I claim to have a working system-level knowledge and understanding of every system of the Cessna 172, including engine, controls and instruments. I certainly would not make the same claim about my car.
Something else just occurred to me, though. The thread title seems to imply that engineers know everything about how an airplane works, but this may not be true either. A friend of mine did a Summer math project (for Boeing, I think) where the entire problem had to do with optimizing the shape of a part of an airplane wing. It seems that very few people, if anyone, knows everything about everything about something so complex as a 737.
Chuck Yeager freely admits that he wasn’t the brightest bulb when it came to academics but he was one of the best “stick and rudder” pilots around. He almost failed several academic flight classes but he was saved by various people including some of his best friends who were gifted engineers as well as one General who overrode the school to save his career. He went on to break the sound barrier and then fly the hottest supersonic aircraft around. You don’t have to know all of the theory if you have the right intuitive feel for the aircraft.
IME: Just about anyone who flies does it because of a love of flying (there’s no money in it, not anymore, those days are long gone). I have almost never come across a pilot who has no more interest in his airplane than most people do in their car. If you love something, you naturally will want to know more about it. Pilots in general not only do know their aircraft in some depth, and have to for their licenses or their jobs, they want to anyway.
Fighter pilots, at least in my experience, have reasonably detailed knowledge about their airplanes. Maybe not enough to replace engines or perform other major repairs, but considerably more than most drivers would know about cars. Granted, the guys I flew with were the best of the best…all graduates of Test Pilot School or Fighter Weapons School, with more training than most, but many of them are engineers. The Air Force encourages officers to obtain graduate degrees as they advance in rank, and many choose engineering as their field of study.
Or most GA pilots know about their Bugsmashers.
I thought the point of learning the theory was to beat the “intuitive feel” out of pilots.

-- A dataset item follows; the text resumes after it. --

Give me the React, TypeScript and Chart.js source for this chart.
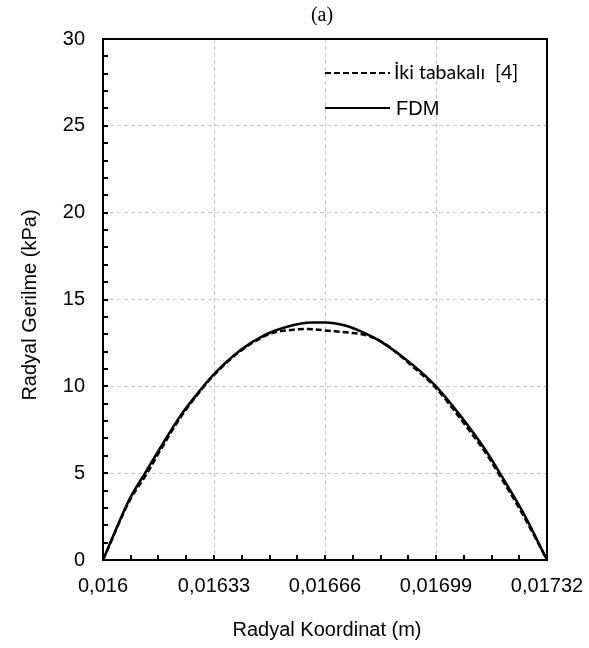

I recall reading of a number of crashes where the pilot ignored instruments and went with their gut. Unfortunately for all concerned the instruments were right and the pilot’s gut was wrong. Knowing scads of theory is important where seat-of-your-pants just will not suffice.
Particularly with a jet full of passengers. Maybe you need a gut-instinct test pilot when they are trying to test the limits of the plane and there is no book written yet on what to do or not do for that particular plane.
When a company buys a plane, their pilots receive training based on a manual that comes with the plane. It covers the overall shape, size and seating/cargo configurations, onboard safety systems, overall diagrams of fuel, hydraulic, electrical, heating/AC systems, cockpit layout, communications, fire suppression, lights/navigation, etc. The sections in the binder are divided up by Air Transport Association (ATA) chapters. The manufacturer prepares these manuals.
They do not go into fine detail of components, but rather give a description of what they are, where they are located, what they do and why. This is a separate manual from the Airplane Flight Manual, which covers the plane’s flight characteristics, weights, limitations, etc.
This looks to be one for the CRJ-700.
Damnit Jim, they’re pilots, not engineers!
A small, but still significant percentage of pilots don’t/didnt know the right answer to the plane on a treadmill question.
Also, a similar fraction love to talk about the dreaded down wind turn.
Being a “good” pilot does not always equal knowing exactly how things work.